It is understandable the Reicherts should point to third-party negligence as the cause of their loss, since over the years, the focus of many first party property damage causation cases turned precisely on whether third party negligence—usually builder negligence—was itself a covered peril under an all-risk policy. (E.g., Sabella v. Wisler (1963) 59 Cal.2d 21, 30–34, 27 Cal.Rptr. 689, 377 P.2d 889 [negligent installation of sewer line caused water leakage, which undermined foundation of house, causing subsidence; held, third party negligence manifested as a broken pipe, as distinct from excluded “settling,” was “predominating or moving efficient cause of the loss” and therefore was covered]; see generally Garvey v. State Farm Fire & Cas. Co. (1989) 48 Cal.3d 395, 408, 257 Cal.Rptr. 292, 770 P.2d 704 [third-party negligence was itself a covered peril].)

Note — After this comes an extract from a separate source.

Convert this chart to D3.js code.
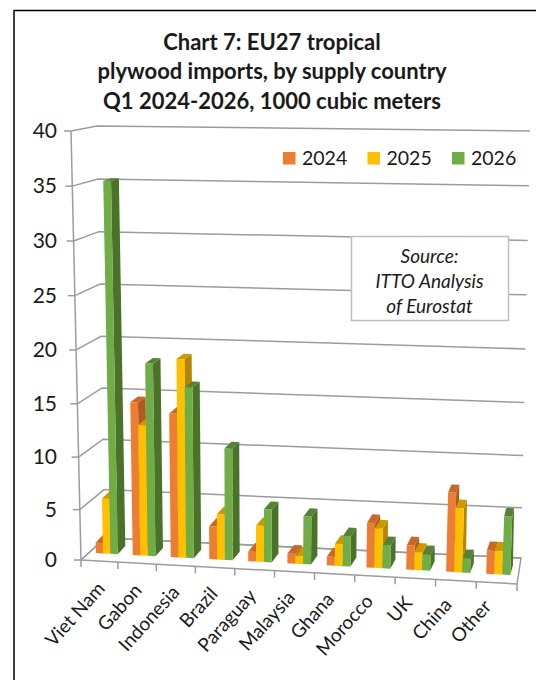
<!DOCTYPE html>
<html>
<head>
<meta charset="utf-8">
<script src="https://cdnjs.cloudflare.com/ajax/libs/d3/7.8.5/d3.min.js"></script>
<style>
    html, body { margin: 0; padding: 0; background: #fff; }
    svg { display: block; font-family: Lato, "Open Sans", sans-serif; }
</style>
</head>
<body>
<script>
const categories = ['Viet Nam', 'Gabon', 'Indonesia', 'Brazil', 'Paraguay', 'Malaysia', 'Ghana', 'Morocco', 'UK', 'China', 'Other'];
const years = ['2024', '2025', '2026'];
const values2024 = [1.1, 14.8, 13.9, 3.3, 1.0, 1.0, 0.9, 4.4, 2.4, 7.6, 2.3];
const values2025 = [5.5, 12.7, 19.0, 4.5, 3.6, 0.8, 2.2, 3.9, 1.8, 6.2, 2.3];
const values2026 = [35.3, 18.5, 16.4, 10.8, 5.2, 4.7, 3.0, 2.3, 1.6, 1.4, 5.6];
const yTicks = [0, 5, 10, 15, 20, 25, 30, 35, 40];
const titleLines = ['Chart 7: EU27 tropical', 'plywood imports, by supply country', 'Q1 2024-2026, 1000 cubic meters'];
const sourceLines = ['Source:', 'ITTO Analysis', 'of Eurostat'];

const seriesValues = [values2024, values2025, values2026];
const faceColors = ['#ED7D31', '#FFC000', '#70AD47'];
const sideColors = ['#AE5A21', '#B38600', '#4A7229'];
const topColors = ['#C8672A', '#CC9A00', '#558235'];

const width = 536, height = 680;

// corners of the chart box, as [x, y] on screen
const box = {
    frontLeft: {low: [81, 560], high: [71, 131]},
    frontRight: {low: [517, 584], high: [535, 136]},
    backLeft: {low: [105, 538], high: [97, 126]},
    backRight: {low: [521, 558], high: [530, 131]}
};

function mix(a, b, t) { return a + (b - a) * t; }

// categories get slightly wider towards the viewer's right
const uWarp = d3.scalePow().exponent(1.03).domain([0, 1]).range([0, 1]);

// u: along the categories, h: up the value axis, d: front to back
function project(u, h, d) {
    const w = uWarp(u);
    function at(i) {
        const fl = mix(box.frontLeft.low[i], box.frontLeft.high[i], h);
        const fr = mix(box.frontRight.low[i], box.frontRight.high[i], h);
        const bl = mix(box.backLeft.low[i], box.backLeft.high[i], h);
        const br = mix(box.backRight.low[i], box.backRight.high[i], h);
        return mix(mix(fl, fr, w), mix(bl, br, w), d);
    }
    return [at(0), at(1)];
}

const heightScale = d3.scalePow().exponent(1.03).domain([0, 40]).range([0, 1]);
const xBand = d3.scaleBand().domain(categories).range([0, 1]);
const seriesBand = d3.scaleBand().domain(years).range([0, xBand.bandwidth()]).paddingOuter(1);

// the bars sit in the middle third of the floor
const barFront = 0.33, barBack = 0.7;
// sideways depth of a bar grows towards the right of the chart
const sideSpan = d3.scaleLinear().domain([0, 1]).range([0.31, 0.6]);

function barBackPoint(u, h) {
    const front = project(u, h, barFront);
    const back = project(u, h, barBack);
    const dx = (project(u, h, 1)[0] - project(u, h, 0)[0]) * sideSpan(u);
    return [front[0] + dx, back[1]];
}

const svg = d3.select('body').append('svg')
    .attr('width', width)
    .attr('height', height);

// frame of the chart area
svg.append('path')
    .attr('d', 'M14,680V10.5H536')
    .attr('fill', 'none')
    .attr('stroke', '#000')
    .attr('stroke-width', 1.5);

svg.append('g').selectAll('text')
    .data(titleLines)
    .enter().append('text')
    .attr('x', 272)
    .attr('y', (d, i) => 49.5 + i * 29.5)
    .attr('text-anchor', 'middle')
    .attr('font-size', 22)
    .attr('font-weight', 700)
    .attr('fill', '#1a1a1a')
    .text(d => d);

const line = d3.line();
const gridColor = '#9c9c9c';

// floor
svg.append('path')
    .attr('d', line([project(0, 0, 0), project(1, 0, 0), project(1, 0, 1), project(0, 0, 1)]) + 'Z')
    .attr('fill', '#fff')
    .attr('stroke', gridColor)
    .attr('stroke-width', 1.5);

// gridlines along the back wall and the left wall
const grid = svg.append('g');
grid.selectAll('path')
    .data(yTicks)
    .enter().append('path')
    .attr('d', d => line([project(0, heightScale(d), 0), project(0, heightScale(d), 1), project(1, heightScale(d), 1)]))
    .attr('fill', 'none')
    .attr('stroke', gridColor)
    .attr('stroke-width', 1.5);

// value axis line with its outward ticks
svg.append('path')
    .attr('d', line([project(0, 0, 0), project(0, 1, 0)]))
    .attr('stroke', gridColor)
    .attr('stroke-width', 1.5);
svg.append('g').selectAll('path')
    .data(yTicks)
    .enter().append('path')
    .attr('d', d => {
        const p = project(0, heightScale(d), 0);
        return line([p, [p[0] - 7, p[1]]]);
    })
    .attr('stroke', gridColor)
    .attr('stroke-width', 1.5);

// category ticks under the front edge of the floor
svg.append('g').selectAll('path')
    .data(d3.range(categories.length + 1))
    .enter().append('path')
    .attr('d', i => {
        const p = project(i / categories.length, 0, 0);
        return line([p, [p[0], p[1] + 7]]);
    })
    .attr('stroke', gridColor)
    .attr('stroke-width', 1.5);

const yAxisScale = d3.scalePow().exponent(1.03).domain([0, 40]).range([560, 131]);
const yAxis = d3.axisLeft(yAxisScale).tickValues(yTicks).tickSize(0).tickPadding(0);
const yAxisGroup = svg.append('g')
    .attr('transform', 'translate(57,0)')
    .call(yAxis);
yAxisGroup.select('.domain').remove();
yAxisGroup.selectAll('text')
    .attr('font-family', 'Lato, "Open Sans", sans-serif')
    .attr('font-size', 21)
    .attr('fill', '#1a1a1a');

// one group per country, bars painted left to right so each covers its neighbour's side
const bars = [];
categories.forEach((c, ci) => {
    years.forEach((y, si) => {
        bars.push({category: c, year: y, series: si, value: seriesValues[si][ci]});
    });
});

const barGroups = svg.append('g').selectAll('g')
    .data(bars)
    .enter().append('g');

function barCorners(d) {
    const u0 = xBand(d.category) + seriesBand(d.year);
    const u1 = u0 + seriesBand.bandwidth();
    const h = heightScale(d.value);
    return {
        a: project(u0, 0, barFront), b: project(u1, 0, barFront),
        c: project(u1, h, barFront), e: project(u0, h, barFront),
        f: barBackPoint(u1, 0), g: barBackPoint(u1, h), i: barBackPoint(u0, h)
    };
}

barGroups.append('path')
    .attr('d', d => {
        const p = barCorners(d);
        return line([p.b, p.f, p.g, p.c]) + 'Z';
    })
    .attr('fill', d => sideColors[d.series]);
barGroups.append('path')
    .attr('d', d => {
        const p = barCorners(d);
        return line([p.e, p.c, p.g, p.i]) + 'Z';
    })
    .attr('fill', d => topColors[d.series]);
barGroups.append('path')
    .attr('d', d => {
        const p = barCorners(d);
        return line([p.a, p.b, p.c, p.e]) + 'Z';
    })
    .attr('fill', d => faceColors[d.series]);

// rotated country names
svg.append('g').selectAll('text')
    .data(categories)
    .enter().append('text')
    .attr('transform', d => {
        const p = project(xBand(d) + xBand.bandwidth() / 2, 0, 0);
        const x = 103 + (p[0] - 101) * 0.972;
        const y = 125 + p[1] * 0.82;
        return 'translate(' + x + ',' + y + ') rotate(-48)';
    })
    .attr('dy', '0.35em')
    .attr('text-anchor', 'end')
    .attr('font-size', 19)
    .attr('fill', '#1a1a1a')
    .text(d => d);

// legend
const legendX = d3.scalePoint().domain(years).range([283, 452]);
const legend = svg.append('g').selectAll('g')
    .data(years)
    .enter().append('g')
    .attr('transform', d => 'translate(' + legendX(d) + ',152)');
legend.append('rect')
    .attr('width', 12.5)
    .attr('height', 12.5)
    .attr('fill', (d, i) => faceColors[i]);
legend.append('text')
    .attr('x', 19)
    .attr('y', 13)
    .attr('font-size', 19.5)
    .attr('fill', '#1a1a1a')
    .text(d => d);

// source note
svg.append('rect')
    .attr('x', 351.5)
    .attr('y', 236.5)
    .attr('width', 157)
    .attr('height', 84)
    .attr('fill', '#fff')
    .attr('stroke', '#bfbfbf')
    .attr('stroke-width', 1.5);
svg.append('g').selectAll('text')
    .data(sourceLines)
    .enter().append('text')
    .attr('x', 429.5)
    .attr('y', (d, i) => 263 + i * 25)
    .attr('text-anchor', 'middle')
    .attr('font-size', 19)
    .attr('font-style', 'italic')
    .attr('fill', '#1a1a1a')
    .text(d => d);
</script>
</body>
</html>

But actions can generate reactions, especially in insurance law. Insurers responded to the case law holding third party negligence to be a covered peril by adding broad language to their policies excluding losses from third-party negligent conduct. (See Rutter Insurance Treatise, supra, ¶ 6:320, p. 6B–58 through 6B–59 [“In an effort to bolster the enforceability of their exclusions, and especially to eliminate ‘third party negligence’ as a covered peril, many insurers have added a broad exclusion for negligent conduct, including acts or decisions or faulty workmanship or materials.”].)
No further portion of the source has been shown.